### What is being asked
Retype the whole listing verbatim and keep the pictures out of it.

-- BEGIN --

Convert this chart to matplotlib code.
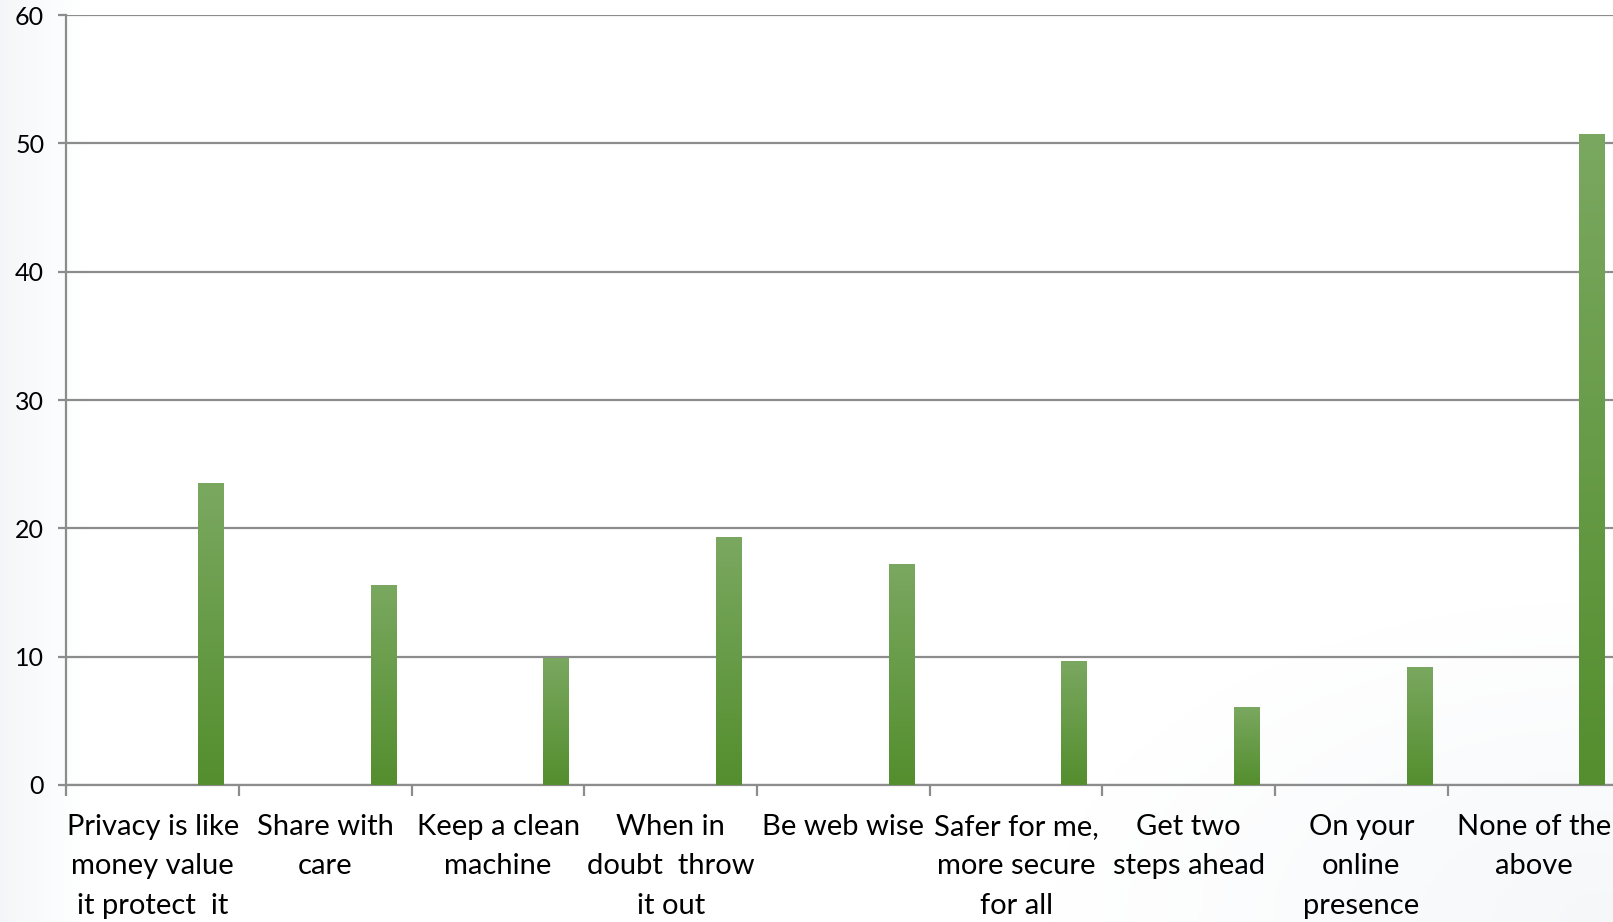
"""Bar chart of slogan recognition survey answers."""

import matplotlib.pyplot as plt
import numpy as np
from matplotlib.colors import LinearSegmentedColormap

plt.rcParams["font.family"] = ["Lato", "DejaVu Sans"]

categories = [
    "Privacy is like\nmoney value\nit protect  it",
    "Share with\ncare",
    "Keep a clean\nmachine",
    "When in\ndoubt  throw\nit out",
    "Be web wise",
    "Safer for me,\nmore secure\nfor all",
    "Get two\nsteps ahead",
    "On your\nonline\npresence",
    "None of the\nabove",
]
values = [23.5, 15.6, 9.9, 19.3, 17.2, 9.7, 6.1, 9.2, 50.7]
yticks = [0, 10, 20, 30, 40, 50, 60]

fig = plt.figure(figsize=(16.13, 9.22), dpi=100)

# faint background shading like the slide behind the chart
bg = fig.add_axes([0, 0, 1, 1], zorder=-10)
xx, yy = np.meshgrid(np.linspace(0, 1, 400), np.linspace(0, 1, 300))
shade = np.clip(1 - xx / 0.05, 0, 1) * 0.5 + np.clip(1 - np.hypot(xx - 1, yy) / 0.35, 0, 1) * 0.45
bg_cmap = LinearSegmentedColormap.from_list("bg", ["#ffffff", "#e9eef3"])
bg.imshow(shade, cmap=bg_cmap, vmin=0, vmax=1, aspect="auto", extent=[0, 1, 0, 1], origin="lower")
bg.set_axis_off()

ax = fig.add_axes([0.0412, 0.1486, 0.9634, 0.835])
ax.patch.set_alpha(0)

x = np.arange(len(categories))
bars = ax.bar(x + 0.334, values, width=0.145, color="#62993d", zorder=3)

green = LinearSegmentedColormap.from_list("green", ["#548e2e", "#7aa860"])
grad = np.linspace(0, 1, 256).reshape(-1, 1)
for b in bars:
    x0, y0 = b.get_x(), b.get_y()
    im = ax.imshow(grad, cmap=green, aspect="auto", origin="lower",
                   extent=[x0, x0 + b.get_width(), y0, y0 + b.get_height()], zorder=4)
    im.set_clip_path(b)

ax.set_xlim(-0.5, len(categories) - 0.5)
ax.set_ylim(0, 60)
ax.set_yticks(yticks)
ax.set_yticklabels([str(t) for t in yticks], fontsize=18)
ax.yaxis.grid(True, color="#8c8c8c", linewidth=1.6, zorder=1)
ax.set_axisbelow(True)

ax.set_xticks(np.arange(len(categories) + 1) - 0.5)
ax.set_xticklabels([])
ax.set_xticks(x, minor=True)
ax.set_xticklabels(categories, minor=True, fontsize=21, linespacing=1.63)
ax.tick_params(axis="x", which="minor", length=0, pad=21)
ax.tick_params(axis="x", which="major", length=8, width=1.6, color="#8c8c8c")
ax.tick_params(axis="y", length=6, width=1.6, color="#8c8c8c", pad=10)

for side in ["top", "right"]:
    ax.spines[side].set_visible(False)
for side in ["left", "bottom"]:
    ax.spines[side].set_color("#8c8c8c")
    ax.spines[side].set_linewidth(1.6)

fig.savefig("out.png", dpi=100)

-- END --

### Worked answer
Convert this chart to matplotlib code.
"""Bar chart of slogan recognition survey answers."""

import matplotlib.pyplot as plt
import numpy as np
from matplotlib.colors import LinearSegmentedColormap

plt.rcParams["font.family"] = ["Lato", "DejaVu Sans"]

categories = [
    "Privacy is like\nmoney value\nit protect  it",
    "Share with\ncare",
    "Keep a clean\nmachine",
    "When in\ndoubt  throw\nit out",
    "Be web wise",
    "Safer for me,\nmore secure\nfor all",
    "Get two\nsteps ahead",
    "On your\nonline\npresence",
    "None of the\nabove",
]
values = [23.5, 15.6, 9.9, 19.3, 17.2, 9.7, 6.1, 9.2, 50.7]
yticks = [0, 10, 20, 30, 40, 50, 60]

fig = plt.figure(figsize=(16.13, 9.22), dpi=100)

# faint background shading like the slide behind the chart
bg = fig.add_axes([0, 0, 1, 1], zorder=-10)
xx, yy = np.meshgrid(np.linspace(0, 1, 400), np.linspace(0, 1, 300))
shade = np.clip(1 - xx / 0.05, 0, 1) * 0.5 + np.clip(1 - np.hypot(xx - 1, yy) / 0.35, 0, 1) * 0.45
bg_cmap = LinearSegmentedColormap.from_list("bg", ["#ffffff", "#e9eef3"])
bg.imshow(shade, cmap=bg_cmap, vmin=0, vmax=1, aspect="auto", extent=[0, 1, 0, 1], origin="lower")
bg.set_axis_off()

ax = fig.add_axes([0.0412, 0.1486, 0.9634, 0.835])
ax.patch.set_alpha(0)

x = np.arange(len(categories))
bars = ax.bar(x + 0.334, values, width=0.145, color="#62993d", zorder=3)

green = LinearSegmentedColormap.from_list("green", ["#548e2e", "#7aa860"])
grad = np.linspace(0, 1, 256).reshape(-1, 1)
for b in bars:
    x0, y0 = b.get_x(), b.get_y()
    im = ax.imshow(grad, cmap=green, aspect="auto", origin="lower",
                   extent=[x0, x0 + b.get_width(), y0, y0 + b.get_height()], zorder=4)
    im.set_clip_path(b)

ax.set_xlim(-0.5, len(categories) - 0.5)
ax.set_ylim(0, 60)
ax.set_yticks(yticks)
ax.set_yticklabels([str(t) for t in yticks], fontsize=18)
ax.yaxis.grid(True, color="#8c8c8c", linewidth=1.6, zorder=1)
ax.set_axisbelow(True)

ax.set_xticks(np.arange(len(categories) + 1) - 0.5)
ax.set_xticklabels([])
ax.set_xticks(x, minor=True)
ax.set_xticklabels(categories, minor=True, fontsize=21, linespacing=1.63)
ax.tick_params(axis="x", which="minor", length=0, pad=21)
ax.tick_params(axis="x", which="major", length=8, width=1.6, color="#8c8c8c")
ax.tick_params(axis="y", length=6, width=1.6, color="#8c8c8c", pad=10)

for side in ["top", "right"]:
    ax.spines[side].set_visible(False)
for side in ["left", "bottom"]:
    ax.spines[side].set_color("#8c8c8c")
    ax.spines[side].set_linewidth(1.6)

fig.savefig("out.png", dpi=100)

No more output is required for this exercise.